France’s Chief Rabbi Haim Korsia, French-Jewish resistance expert Dr. Tsilla Hershco and other leaders of the French-Jewish community gathered on Monday at the Paris “Memorial de la Shoah” museum for an exceptional ceremony, honoring nine Jewish men and women for saving Jews during the Holocaust.
Marcel Marceau, Theo Klein, Léon and Joseph Eligoulachvilli, George and Fanny Loinger, Nelly Willer, Rachel Grunstein and Liliane Lieber-Klein were awarded the Jewish Rescuers award (JRJ) for saving Jews during World War II.
Some 20 years ago, activists, survivors and researchers founded the Committee on Jews Rescued Jews (CJRJ), with the purpose of documenting, publicizing, and spreading the word about the deeds of Jewish heroes during the Holocaust.
The founders felt that too little was known among the public in Israel and elsewhere about Jewish bravery, and that these heroes received little recognition.
In 2011, the Committee, together with the B’nai B’rith organization, established the JRJ commemorating the heroism of Jews who saved Jews during the war while putting their own lives in peril.
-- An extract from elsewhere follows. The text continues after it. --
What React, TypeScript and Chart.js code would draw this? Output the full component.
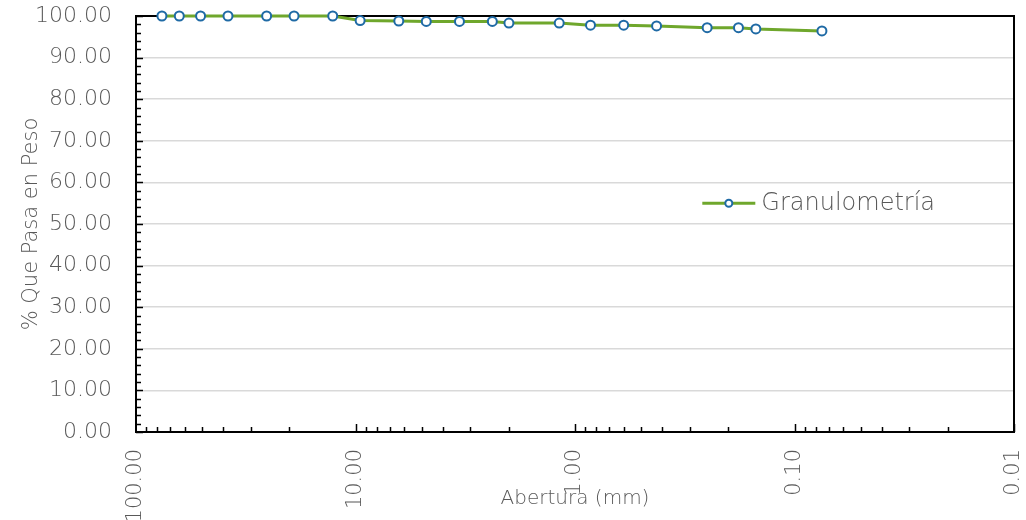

Since then, 162 men and women have been honored. Since creating the award, the founders have shed light on a little- known chapter of Jewish history, revealing heroic acts by Jews in France, Hungary, Greece, Germany, Slovakia, Russia, Poland and the Netherlands.
For the people of B’nai B’rith, Jews were not only victims of the Nazis; brave Jewish men and women across Europe also took action in order to save those persecuted by the Germans.
Most of the JRJ ceremonies take place in Israel. But this year, B’nai B’rith chose Paris as the venue for the award ceremony, dedicating it to Jewish heroism in France during the war. Serge Dahan, president of B’nai B’rith France said at the ceremony that the very origins of his organization can be found in the necessity of fighting antisemitism.
“Many French people, humble, non-Jews helped Jews across our country and protected them from deportation.
We are forever grateful to them. And aside from them, there was resistance from Jews; exceptional men and women who risked their lives to save others,” said Dahan, adding that “the nine men and women who are honored today played a particularly special role in saving Jews during the war.”
Hershco, who represented the CJRJ, emphasized that many of these Jews were not recognized for their heroic acts.
“Most of them saved other Jews within the framework of different Jewish resistance groups,” she said. “During this somber period, the Jewish resistance searched hiding places for children and families, produced fake documents, organized the passage of Jews out of France and conducted guerrilla warfare in the big French cities and in the mountains in the South. Thousands of Jews were saved through these activities throughout the years of the war.”
Theo Klein, 97, was among the nine awarded this year (represented by a family member).
Decorated by the French government, Klein has been a wellknown figure within French Jewish leadership; in the ’80s he served as president of the CRIF (French Jewry umbrella organization). During the war he was one of the resistance leaders, taking part in the rescue of hundreds of young Jews, mostly in the south of France.
Another legendary name among French Jewry is the (late) Marcel Manger, also called Marcel Marceau, son of a Polish family in the Alsace-Lorraine region, who joined the French resistance in Limoges in 1942 together with his older brother Alain. Together, they smuggled Jewish children through the Alps out of occupied France into free Switzerland and to the south of Spain.
Marcel also counterfeited identity documents, enabling Jews and other people persecuted by the Nazi regime to escape deportation.
There were several women within these Jewish resistance groups. Nelly Willer and Rachel Grunstein, for instance, joined a resistance group in Nice. They were sisters and participated in operations to eliminate those who collaborated with the Nazis, thus saving the lives of many Jews in the region.
After the war, the sisters joined efforts to save Jewish survivors, bring them to Israel and establish the Jewish state. For them, the war was not over until the survivors arrived in Israel.